** Start DATASET EXCERPT **

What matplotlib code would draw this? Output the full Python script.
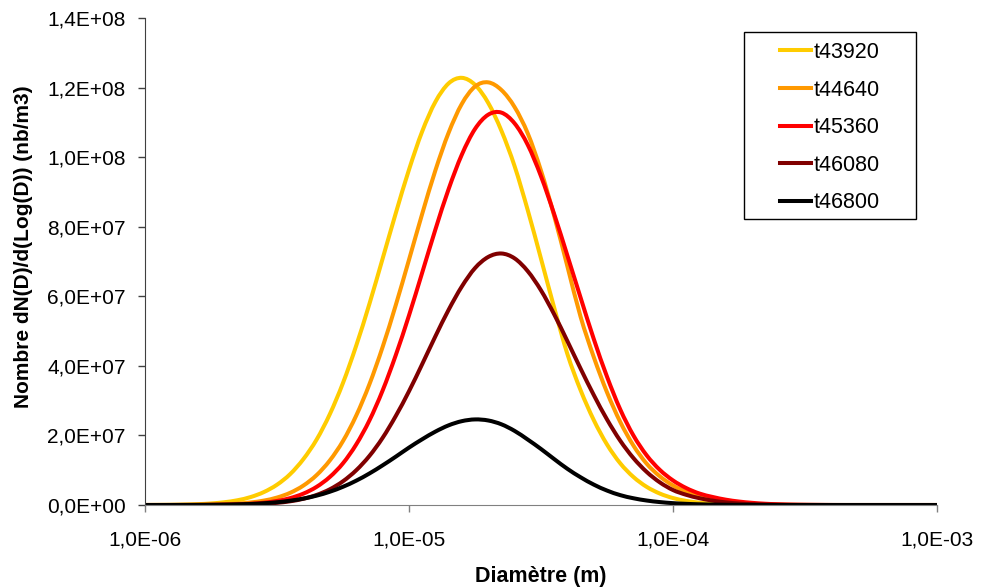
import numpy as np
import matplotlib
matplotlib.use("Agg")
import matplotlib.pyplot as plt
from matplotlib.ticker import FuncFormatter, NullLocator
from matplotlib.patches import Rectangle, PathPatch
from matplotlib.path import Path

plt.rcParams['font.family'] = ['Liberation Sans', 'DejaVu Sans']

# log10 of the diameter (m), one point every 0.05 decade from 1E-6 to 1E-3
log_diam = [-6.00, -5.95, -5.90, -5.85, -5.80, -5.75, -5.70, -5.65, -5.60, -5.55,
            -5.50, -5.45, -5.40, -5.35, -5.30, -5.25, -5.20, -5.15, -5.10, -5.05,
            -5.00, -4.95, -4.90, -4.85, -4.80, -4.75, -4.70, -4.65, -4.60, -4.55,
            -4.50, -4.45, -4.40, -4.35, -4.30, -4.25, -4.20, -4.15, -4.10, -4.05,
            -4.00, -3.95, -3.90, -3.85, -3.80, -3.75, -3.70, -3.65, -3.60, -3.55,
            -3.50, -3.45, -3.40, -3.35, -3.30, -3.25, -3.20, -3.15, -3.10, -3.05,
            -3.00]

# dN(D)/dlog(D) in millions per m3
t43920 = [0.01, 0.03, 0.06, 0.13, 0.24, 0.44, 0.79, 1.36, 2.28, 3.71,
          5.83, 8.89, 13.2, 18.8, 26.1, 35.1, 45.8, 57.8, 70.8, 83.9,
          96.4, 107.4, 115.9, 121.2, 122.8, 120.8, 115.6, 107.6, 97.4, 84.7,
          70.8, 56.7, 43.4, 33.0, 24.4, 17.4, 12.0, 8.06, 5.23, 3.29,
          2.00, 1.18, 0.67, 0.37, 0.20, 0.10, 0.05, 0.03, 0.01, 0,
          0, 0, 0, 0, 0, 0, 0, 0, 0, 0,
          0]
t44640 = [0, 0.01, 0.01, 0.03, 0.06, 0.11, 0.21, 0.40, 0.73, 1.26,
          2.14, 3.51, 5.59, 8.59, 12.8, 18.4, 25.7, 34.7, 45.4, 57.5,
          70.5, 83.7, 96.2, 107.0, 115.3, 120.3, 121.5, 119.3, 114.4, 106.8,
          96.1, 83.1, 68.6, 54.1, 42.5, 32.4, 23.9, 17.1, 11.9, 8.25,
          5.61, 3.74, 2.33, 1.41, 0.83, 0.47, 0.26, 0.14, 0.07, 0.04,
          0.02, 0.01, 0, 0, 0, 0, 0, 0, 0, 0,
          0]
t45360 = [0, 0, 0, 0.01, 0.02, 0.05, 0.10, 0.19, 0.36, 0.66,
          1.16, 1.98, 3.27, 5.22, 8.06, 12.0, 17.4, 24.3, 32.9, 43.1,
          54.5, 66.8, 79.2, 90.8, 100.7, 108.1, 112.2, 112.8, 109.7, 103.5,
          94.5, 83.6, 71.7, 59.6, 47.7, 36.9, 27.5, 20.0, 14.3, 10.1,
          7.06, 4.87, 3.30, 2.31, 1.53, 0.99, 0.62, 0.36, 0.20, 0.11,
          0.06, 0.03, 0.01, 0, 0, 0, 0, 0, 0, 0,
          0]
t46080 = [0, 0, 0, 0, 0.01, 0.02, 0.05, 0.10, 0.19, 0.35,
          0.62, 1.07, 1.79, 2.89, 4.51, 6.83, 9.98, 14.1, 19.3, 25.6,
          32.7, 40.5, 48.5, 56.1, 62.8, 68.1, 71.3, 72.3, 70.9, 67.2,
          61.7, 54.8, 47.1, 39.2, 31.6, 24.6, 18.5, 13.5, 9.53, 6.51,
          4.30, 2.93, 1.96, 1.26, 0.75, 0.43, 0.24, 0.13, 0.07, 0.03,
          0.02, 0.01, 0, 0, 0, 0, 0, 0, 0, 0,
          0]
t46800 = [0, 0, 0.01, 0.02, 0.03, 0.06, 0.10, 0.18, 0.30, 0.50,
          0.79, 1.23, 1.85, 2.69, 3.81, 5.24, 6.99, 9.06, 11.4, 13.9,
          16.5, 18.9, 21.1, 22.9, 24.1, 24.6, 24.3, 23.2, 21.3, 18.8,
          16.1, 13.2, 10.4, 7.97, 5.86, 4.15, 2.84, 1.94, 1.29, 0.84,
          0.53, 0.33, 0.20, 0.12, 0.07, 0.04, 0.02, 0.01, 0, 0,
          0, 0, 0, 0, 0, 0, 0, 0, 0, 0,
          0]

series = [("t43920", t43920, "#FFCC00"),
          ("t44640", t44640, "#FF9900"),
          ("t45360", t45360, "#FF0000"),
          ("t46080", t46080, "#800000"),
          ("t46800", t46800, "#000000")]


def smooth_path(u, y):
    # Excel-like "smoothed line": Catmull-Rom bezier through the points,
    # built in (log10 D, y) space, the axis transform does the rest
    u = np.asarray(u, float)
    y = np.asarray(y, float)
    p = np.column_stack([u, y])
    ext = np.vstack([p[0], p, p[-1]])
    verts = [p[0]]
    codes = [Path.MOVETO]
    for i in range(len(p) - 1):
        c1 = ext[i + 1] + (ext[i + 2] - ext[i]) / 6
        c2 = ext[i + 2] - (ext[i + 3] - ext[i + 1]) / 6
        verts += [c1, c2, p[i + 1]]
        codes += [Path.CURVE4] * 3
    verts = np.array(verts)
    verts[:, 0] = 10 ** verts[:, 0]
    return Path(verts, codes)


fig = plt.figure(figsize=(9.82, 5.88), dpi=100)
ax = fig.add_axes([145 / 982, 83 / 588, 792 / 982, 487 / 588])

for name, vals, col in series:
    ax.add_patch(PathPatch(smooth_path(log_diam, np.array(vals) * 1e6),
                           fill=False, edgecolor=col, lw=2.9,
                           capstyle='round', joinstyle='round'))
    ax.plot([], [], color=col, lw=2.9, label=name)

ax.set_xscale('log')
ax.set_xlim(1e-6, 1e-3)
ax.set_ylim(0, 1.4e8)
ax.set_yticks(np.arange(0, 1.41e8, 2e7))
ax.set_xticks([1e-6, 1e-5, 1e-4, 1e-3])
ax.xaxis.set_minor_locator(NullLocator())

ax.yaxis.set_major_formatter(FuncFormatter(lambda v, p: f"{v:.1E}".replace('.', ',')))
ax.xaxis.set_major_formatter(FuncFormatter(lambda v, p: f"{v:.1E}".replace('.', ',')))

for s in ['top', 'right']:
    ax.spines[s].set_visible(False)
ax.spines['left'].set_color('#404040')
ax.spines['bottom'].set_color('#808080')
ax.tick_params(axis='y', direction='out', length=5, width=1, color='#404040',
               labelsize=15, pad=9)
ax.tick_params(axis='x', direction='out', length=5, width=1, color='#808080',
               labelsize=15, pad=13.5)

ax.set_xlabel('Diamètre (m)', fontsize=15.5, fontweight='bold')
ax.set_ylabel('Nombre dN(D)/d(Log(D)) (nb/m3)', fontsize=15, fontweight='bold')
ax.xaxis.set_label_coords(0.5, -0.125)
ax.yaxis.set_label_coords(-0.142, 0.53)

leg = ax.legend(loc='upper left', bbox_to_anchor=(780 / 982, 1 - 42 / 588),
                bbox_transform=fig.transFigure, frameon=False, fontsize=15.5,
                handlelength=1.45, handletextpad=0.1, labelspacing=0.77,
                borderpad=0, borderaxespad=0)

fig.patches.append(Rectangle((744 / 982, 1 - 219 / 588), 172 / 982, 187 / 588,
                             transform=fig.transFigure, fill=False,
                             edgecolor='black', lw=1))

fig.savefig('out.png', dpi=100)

** End DATASET EXCERPT **

Please write out all of the material above without changing a word, and omit any pictures.

__RESULT__
What matplotlib code would draw this? Output the full Python script.
import numpy as np
import matplotlib
matplotlib.use("Agg")
import matplotlib.pyplot as plt
from matplotlib.ticker import FuncFormatter, NullLocator
from matplotlib.patches import Rectangle, PathPatch
from matplotlib.path import Path

plt.rcParams['font.family'] = ['Liberation Sans', 'DejaVu Sans']

# log10 of the diameter (m), one point every 0.05 decade from 1E-6 to 1E-3
log_diam = [-6.00, -5.95, -5.90, -5.85, -5.80, -5.75, -5.70, -5.65, -5.60, -5.55,
            -5.50, -5.45, -5.40, -5.35, -5.30, -5.25, -5.20, -5.15, -5.10, -5.05,
            -5.00, -4.95, -4.90, -4.85, -4.80, -4.75, -4.70, -4.65, -4.60, -4.55,
            -4.50, -4.45, -4.40, -4.35, -4.30, -4.25, -4.20, -4.15, -4.10, -4.05,
            -4.00, -3.95, -3.90, -3.85, -3.80, -3.75, -3.70, -3.65, -3.60, -3.55,
            -3.50, -3.45, -3.40, -3.35, -3.30, -3.25, -3.20, -3.15, -3.10, -3.05,
            -3.00]

# dN(D)/dlog(D) in millions per m3
t43920 = [0.01, 0.03, 0.06, 0.13, 0.24, 0.44, 0.79, 1.36, 2.28, 3.71,
          5.83, 8.89, 13.2, 18.8, 26.1, 35.1, 45.8, 57.8, 70.8, 83.9,
          96.4, 107.4, 115.9, 121.2, 122.8, 120.8, 115.6, 107.6, 97.4, 84.7,
          70.8, 56.7, 43.4, 33.0, 24.4, 17.4, 12.0, 8.06, 5.23, 3.29,
          2.00, 1.18, 0.67, 0.37, 0.20, 0.10, 0.05, 0.03, 0.01, 0,
          0, 0, 0, 0, 0, 0, 0, 0, 0, 0,
          0]
t44640 = [0, 0.01, 0.01, 0.03, 0.06, 0.11, 0.21, 0.40, 0.73, 1.26,
          2.14, 3.51, 5.59, 8.59, 12.8, 18.4, 25.7, 34.7, 45.4, 57.5,
          70.5, 83.7, 96.2, 107.0, 115.3, 120.3, 121.5, 119.3, 114.4, 106.8,
          96.1, 83.1, 68.6, 54.1, 42.5, 32.4, 23.9, 17.1, 11.9, 8.25,
          5.61, 3.74, 2.33, 1.41, 0.83, 0.47, 0.26, 0.14, 0.07, 0.04,
          0.02, 0.01, 0, 0, 0, 0, 0, 0, 0, 0,
          0]
t45360 = [0, 0, 0, 0.01, 0.02, 0.05, 0.10, 0.19, 0.36, 0.66,
          1.16, 1.98, 3.27, 5.22, 8.06, 12.0, 17.4, 24.3, 32.9, 43.1,
          54.5, 66.8, 79.2, 90.8, 100.7, 108.1, 112.2, 112.8, 109.7, 103.5,
          94.5, 83.6, 71.7, 59.6, 47.7, 36.9, 27.5, 20.0, 14.3, 10.1,
          7.06, 4.87, 3.30, 2.31, 1.53, 0.99, 0.62, 0.36, 0.20, 0.11,
          0.06, 0.03, 0.01, 0, 0, 0, 0, 0, 0, 0,
          0]
t46080 = [0, 0, 0, 0, 0.01, 0.02, 0.05, 0.10, 0.19, 0.35,
          0.62, 1.07, 1.79, 2.89, 4.51, 6.83, 9.98, 14.1, 19.3, 25.6,
          32.7, 40.5, 48.5, 56.1, 62.8, 68.1, 71.3, 72.3, 70.9, 67.2,
          61.7, 54.8, 47.1, 39.2, 31.6, 24.6, 18.5, 13.5, 9.53, 6.51,
          4.30, 2.93, 1.96, 1.26, 0.75, 0.43, 0.24, 0.13, 0.07, 0.03,
          0.02, 0.01, 0, 0, 0, 0, 0, 0, 0, 0,
          0]
t46800 = [0, 0, 0.01, 0.02, 0.03, 0.06, 0.10, 0.18, 0.30, 0.50,
          0.79, 1.23, 1.85, 2.69, 3.81, 5.24, 6.99, 9.06, 11.4, 13.9,
          16.5, 18.9, 21.1, 22.9, 24.1, 24.6, 24.3, 23.2, 21.3, 18.8,
          16.1, 13.2, 10.4, 7.97, 5.86, 4.15, 2.84, 1.94, 1.29, 0.84,
          0.53, 0.33, 0.20, 0.12, 0.07, 0.04, 0.02, 0.01, 0, 0,
          0, 0, 0, 0, 0, 0, 0, 0, 0, 0,
          0]

series = [("t43920", t43920, "#FFCC00"),
          ("t44640", t44640, "#FF9900"),
          ("t45360", t45360, "#FF0000"),
          ("t46080", t46080, "#800000"),
          ("t46800", t46800, "#000000")]


def smooth_path(u, y):
    # Excel-like "smoothed line": Catmull-Rom bezier through the points,
    # built in (log10 D, y) space, the axis transform does the rest
    u = np.asarray(u, float)
    y = np.asarray(y, float)
    p = np.column_stack([u, y])
    ext = np.vstack([p[0], p, p[-1]])
    verts = [p[0]]
    codes = [Path.MOVETO]
    for i in range(len(p) - 1):
        c1 = ext[i + 1] + (ext[i + 2] - ext[i]) / 6
        c2 = ext[i + 2] - (ext[i + 3] - ext[i + 1]) / 6
        verts += [c1, c2, p[i + 1]]
        codes += [Path.CURVE4] * 3
    verts = np.array(verts)
    verts[:, 0] = 10 ** verts[:, 0]
    return Path(verts, codes)


fig = plt.figure(figsize=(9.82, 5.88), dpi=100)
ax = fig.add_axes([145 / 982, 83 / 588, 792 / 982, 487 / 588])

for name, vals, col in series:
    ax.add_patch(PathPatch(smooth_path(log_diam, np.array(vals) * 1e6),
                           fill=False, edgecolor=col, lw=2.9,
                           capstyle='round', joinstyle='round'))
    ax.plot([], [], color=col, lw=2.9, label=name)

ax.set_xscale('log')
ax.set_xlim(1e-6, 1e-3)
ax.set_ylim(0, 1.4e8)
ax.set_yticks(np.arange(0, 1.41e8, 2e7))
ax.set_xticks([1e-6, 1e-5, 1e-4, 1e-3])
ax.xaxis.set_minor_locator(NullLocator())

ax.yaxis.set_major_formatter(FuncFormatter(lambda v, p: f"{v:.1E}".replace('.', ',')))
ax.xaxis.set_major_formatter(FuncFormatter(lambda v, p: f"{v:.1E}".replace('.', ',')))

for s in ['top', 'right']:
    ax.spines[s].set_visible(False)
ax.spines['left'].set_color('#404040')
ax.spines['bottom'].set_color('#808080')
ax.tick_params(axis='y', direction='out', length=5, width=1, color='#404040',
               labelsize=15, pad=9)
ax.tick_params(axis='x', direction='out', length=5, width=1, color='#808080',
               labelsize=15, pad=13.5)

ax.set_xlabel('Diamètre (m)', fontsize=15.5, fontweight='bold')
ax.set_ylabel('Nombre dN(D)/d(Log(D)) (nb/m3)', fontsize=15, fontweight='bold')
ax.xaxis.set_label_coords(0.5, -0.125)
ax.yaxis.set_label_coords(-0.142, 0.53)

leg = ax.legend(loc='upper left', bbox_to_anchor=(780 / 982, 1 - 42 / 588),
                bbox_transform=fig.transFigure, frameon=False, fontsize=15.5,
                handlelength=1.45, handletextpad=0.1, labelspacing=0.77,
                borderpad=0, borderaxespad=0)

fig.patches.append(Rectangle((744 / 982, 1 - 219 / 588), 172 / 982, 187 / 588,
                             transform=fig.transFigure, fill=False,
                             edgecolor='black', lw=1))

fig.savefig('out.png', dpi=100)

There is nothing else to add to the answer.